When ABC company limited utilizes a part of it (i.e. 1/6th in the first month and so on), it will be recorded as an insurance expense on the income statement. While the remaining balance will still be prepaid in the prepaid insurance account.
STEPS TO RECORD PREPAID EXPENSE
Always KEEP IN MIND! We debit an increase in expenses and assets. While the decrease is credited in both cases. Recording a journal entry for prepaid expenses involves the following steps.
STEP # 1: First of all, the entity has to fully pay the expense. To record the full amount of prepayment a simple journal entry is made where we have to debit the prepaid expense account as it is an asset for us as discussed earlier and an increase in the asset is always debited.
Besides, in a double-entry system, there should also be a credit entry for every debit entry. So, we will credit either cash or bank account (cheque) for prepayments, whichever is used to make the payment. Crediting cash or bank account shows a decrease in the asset. This journal entry should look like the one below.
STEP # 2: The second step is all about amortizing the prepaid expense account for the consumption over time. With amortization, the prepayment will be gradually zero following the concept of the amortization schedule.
The expense is transferred from the balance sheet to the profit & loss statement for the specific period for which the entity uses the accrual. We will credit the prepaid expense account and debit expense account as shown below.
STEP # 3: Continue step 2, adjusting entries until the entity fully utilizes the prepaid asset and the balance should be $0 at the end in the prepaid account.
EXAMPLE # 1: Say an entity LMN & Co. buys a one-year insurance policy on 1st May 2020 for the equipment that costs $3,000. Bear in mind, that the payment was made in cash upfront.

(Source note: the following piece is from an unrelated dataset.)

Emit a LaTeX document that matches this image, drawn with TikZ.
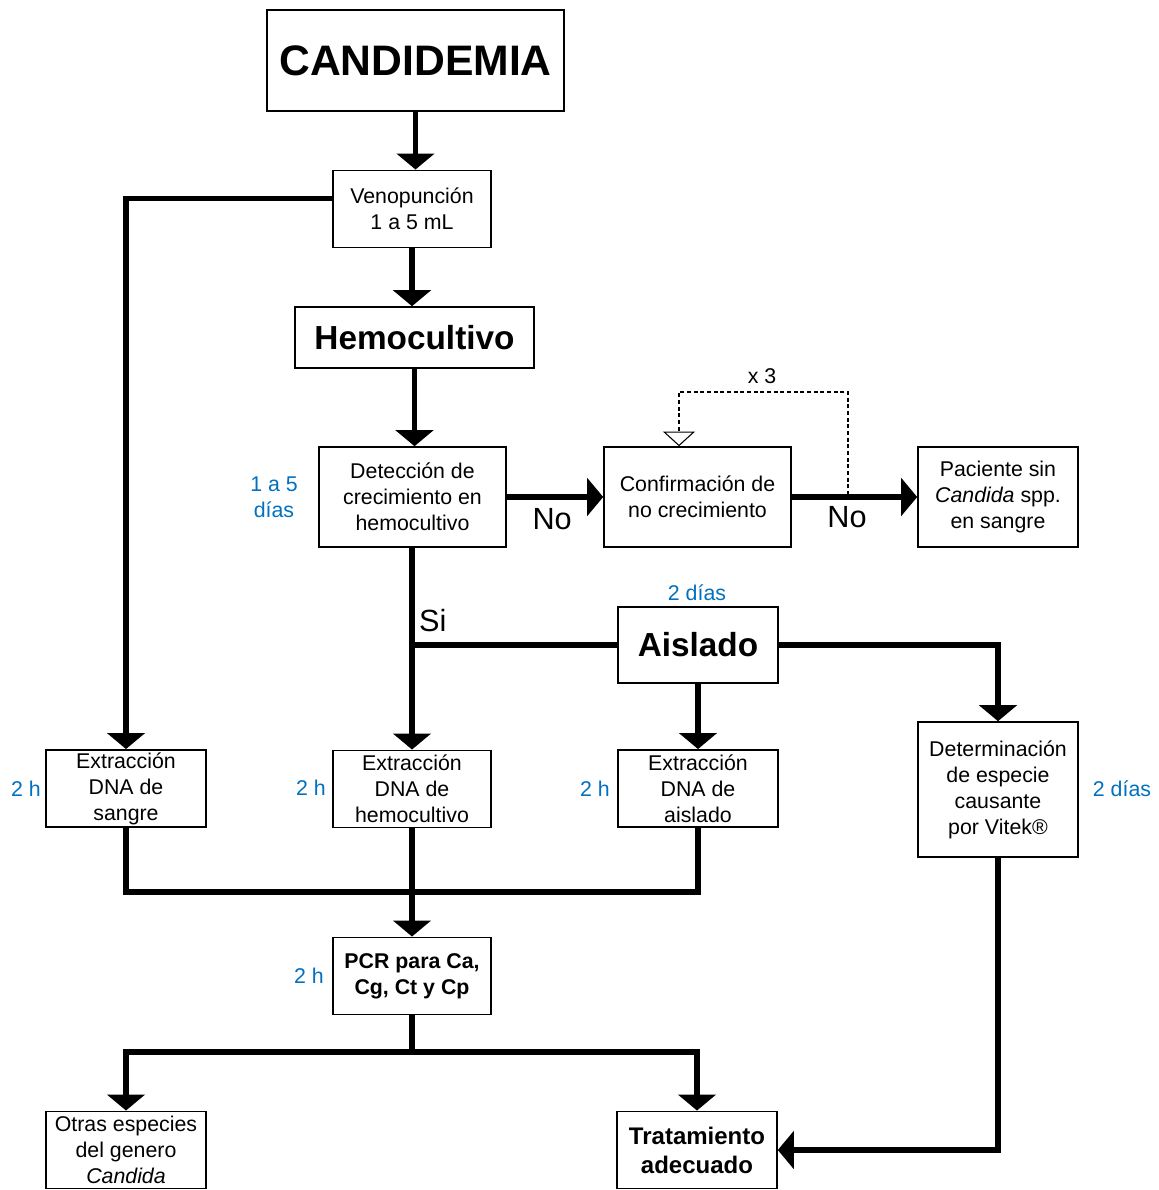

It means a prepayment of $3,000 to the insurance company will be made covering the insurance premium for 12 months.
Referring to step 1 the bookkeeper will debit the prepaid insurance account and credit cash with the full amount paid.
Referring to step 2, an adjusting entry is to be made at the end of each month for one year. The bookkeeper will adjust the accounts for a part utilized by the company i.e. $3,000/12 = $250 a month.

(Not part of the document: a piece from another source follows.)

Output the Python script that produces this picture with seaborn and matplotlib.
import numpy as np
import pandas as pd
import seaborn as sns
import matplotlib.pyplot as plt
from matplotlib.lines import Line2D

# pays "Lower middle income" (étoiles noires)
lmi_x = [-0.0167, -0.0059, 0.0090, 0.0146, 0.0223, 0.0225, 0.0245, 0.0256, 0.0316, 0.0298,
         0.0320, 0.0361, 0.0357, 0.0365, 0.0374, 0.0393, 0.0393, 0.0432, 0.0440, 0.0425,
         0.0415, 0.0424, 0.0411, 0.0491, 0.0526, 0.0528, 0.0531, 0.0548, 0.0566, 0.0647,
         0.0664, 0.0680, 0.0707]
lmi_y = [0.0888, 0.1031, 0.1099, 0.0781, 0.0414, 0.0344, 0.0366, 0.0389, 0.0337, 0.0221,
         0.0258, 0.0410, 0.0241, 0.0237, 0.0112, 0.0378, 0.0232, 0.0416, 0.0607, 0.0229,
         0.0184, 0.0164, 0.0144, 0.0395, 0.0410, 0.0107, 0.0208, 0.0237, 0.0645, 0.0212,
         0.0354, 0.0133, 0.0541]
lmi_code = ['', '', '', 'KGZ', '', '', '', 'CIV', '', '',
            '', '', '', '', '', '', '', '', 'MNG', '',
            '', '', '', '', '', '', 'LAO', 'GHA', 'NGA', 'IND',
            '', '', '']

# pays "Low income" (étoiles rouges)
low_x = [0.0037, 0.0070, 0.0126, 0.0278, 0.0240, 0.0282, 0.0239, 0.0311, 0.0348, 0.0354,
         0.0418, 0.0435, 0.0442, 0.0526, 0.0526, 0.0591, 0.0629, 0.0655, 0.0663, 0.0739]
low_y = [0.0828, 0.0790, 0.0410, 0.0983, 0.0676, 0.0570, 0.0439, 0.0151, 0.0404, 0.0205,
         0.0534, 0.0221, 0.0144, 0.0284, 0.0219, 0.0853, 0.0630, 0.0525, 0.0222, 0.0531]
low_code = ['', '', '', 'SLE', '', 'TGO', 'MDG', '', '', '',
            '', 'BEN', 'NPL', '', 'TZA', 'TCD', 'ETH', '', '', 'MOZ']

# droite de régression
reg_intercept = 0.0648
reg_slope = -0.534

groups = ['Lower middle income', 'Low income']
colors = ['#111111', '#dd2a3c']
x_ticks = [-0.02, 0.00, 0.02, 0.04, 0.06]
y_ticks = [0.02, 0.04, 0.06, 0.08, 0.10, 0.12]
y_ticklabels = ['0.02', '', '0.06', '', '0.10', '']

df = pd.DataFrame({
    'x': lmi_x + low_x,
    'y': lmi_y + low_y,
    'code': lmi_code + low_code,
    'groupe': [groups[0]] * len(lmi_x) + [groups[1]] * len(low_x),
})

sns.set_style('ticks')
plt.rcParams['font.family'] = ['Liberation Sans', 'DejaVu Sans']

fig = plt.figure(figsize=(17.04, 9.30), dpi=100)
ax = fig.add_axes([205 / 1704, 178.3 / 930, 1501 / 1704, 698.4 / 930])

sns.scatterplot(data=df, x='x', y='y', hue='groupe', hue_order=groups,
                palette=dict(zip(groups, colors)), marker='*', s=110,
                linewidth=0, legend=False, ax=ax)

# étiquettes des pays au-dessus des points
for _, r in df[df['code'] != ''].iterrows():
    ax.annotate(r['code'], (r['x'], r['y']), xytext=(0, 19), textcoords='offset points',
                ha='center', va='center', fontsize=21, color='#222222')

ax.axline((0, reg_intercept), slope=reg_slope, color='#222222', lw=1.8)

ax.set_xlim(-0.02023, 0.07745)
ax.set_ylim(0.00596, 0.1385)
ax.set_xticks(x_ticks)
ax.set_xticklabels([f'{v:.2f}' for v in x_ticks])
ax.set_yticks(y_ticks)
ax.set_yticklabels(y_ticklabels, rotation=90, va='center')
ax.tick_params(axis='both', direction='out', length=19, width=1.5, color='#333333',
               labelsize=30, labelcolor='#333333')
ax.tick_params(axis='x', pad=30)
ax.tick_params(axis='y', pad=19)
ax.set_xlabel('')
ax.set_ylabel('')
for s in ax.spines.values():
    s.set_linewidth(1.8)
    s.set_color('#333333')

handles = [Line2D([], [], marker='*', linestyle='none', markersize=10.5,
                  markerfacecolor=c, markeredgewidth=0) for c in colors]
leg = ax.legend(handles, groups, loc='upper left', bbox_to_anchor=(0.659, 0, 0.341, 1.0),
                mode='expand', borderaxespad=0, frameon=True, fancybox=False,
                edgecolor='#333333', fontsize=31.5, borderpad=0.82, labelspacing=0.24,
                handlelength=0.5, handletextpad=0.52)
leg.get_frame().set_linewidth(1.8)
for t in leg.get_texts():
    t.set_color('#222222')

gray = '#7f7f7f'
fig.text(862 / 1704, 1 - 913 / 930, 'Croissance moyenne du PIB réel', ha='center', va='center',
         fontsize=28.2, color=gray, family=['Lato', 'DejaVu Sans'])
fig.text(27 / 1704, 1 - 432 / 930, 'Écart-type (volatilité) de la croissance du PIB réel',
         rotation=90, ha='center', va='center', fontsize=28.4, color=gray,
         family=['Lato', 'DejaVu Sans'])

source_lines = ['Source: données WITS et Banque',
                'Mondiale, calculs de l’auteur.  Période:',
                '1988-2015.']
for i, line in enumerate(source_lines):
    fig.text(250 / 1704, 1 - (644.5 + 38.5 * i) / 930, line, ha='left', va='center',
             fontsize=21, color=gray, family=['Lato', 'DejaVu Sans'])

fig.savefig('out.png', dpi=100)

The prepaid insurance account will be credited and insurance expenses will be debited. This process will be repeated until the prepayment ($3,000) is fully utilized.
EXAMPLE # 2: Let’s look at another example of prepaid rent but by cheque this time. Assume Company X has taken a warehouse on lease for one year with a $10,000 monthly payment. The landlord requires to make the initial payment on 1st August 2021 by cheque. How will the bookkeeper record it?
The bookkeeper of Company X will record the initial payment as below. As the monthly payment is $10,000, the overall prepayment will be $10,000*12 = 120,000. Be noted bank account represents the payment by cheque.
However, at the end of each month, the bookkeeper of Company A will adjust the books by $10,000 as the entity would have used up 1/12th part of its lease agreement.
The prepaid rent account which was treated as an asset account earlier will now turn into an expense account and will be a credit to decrease the balance.
- Effect Of Prepaid Expense On Financial Statements
The initial entry for the prepaid expenses will have no effect on the financial statements of an entity. It will neither change the profit & loss statement nor the balance sheet.
The prepaid rent/insurance account and cash/cheque in the above examples are asset accounts. With their zero net effect, the balance sheet will not increase or decrease.
However, the adjusting entry may impact the financial records of the company significantly. From the above examples, the expenses will be shown in the profit & loss statement while prepaid rent/insurance will reduce the assets on the balance sheet.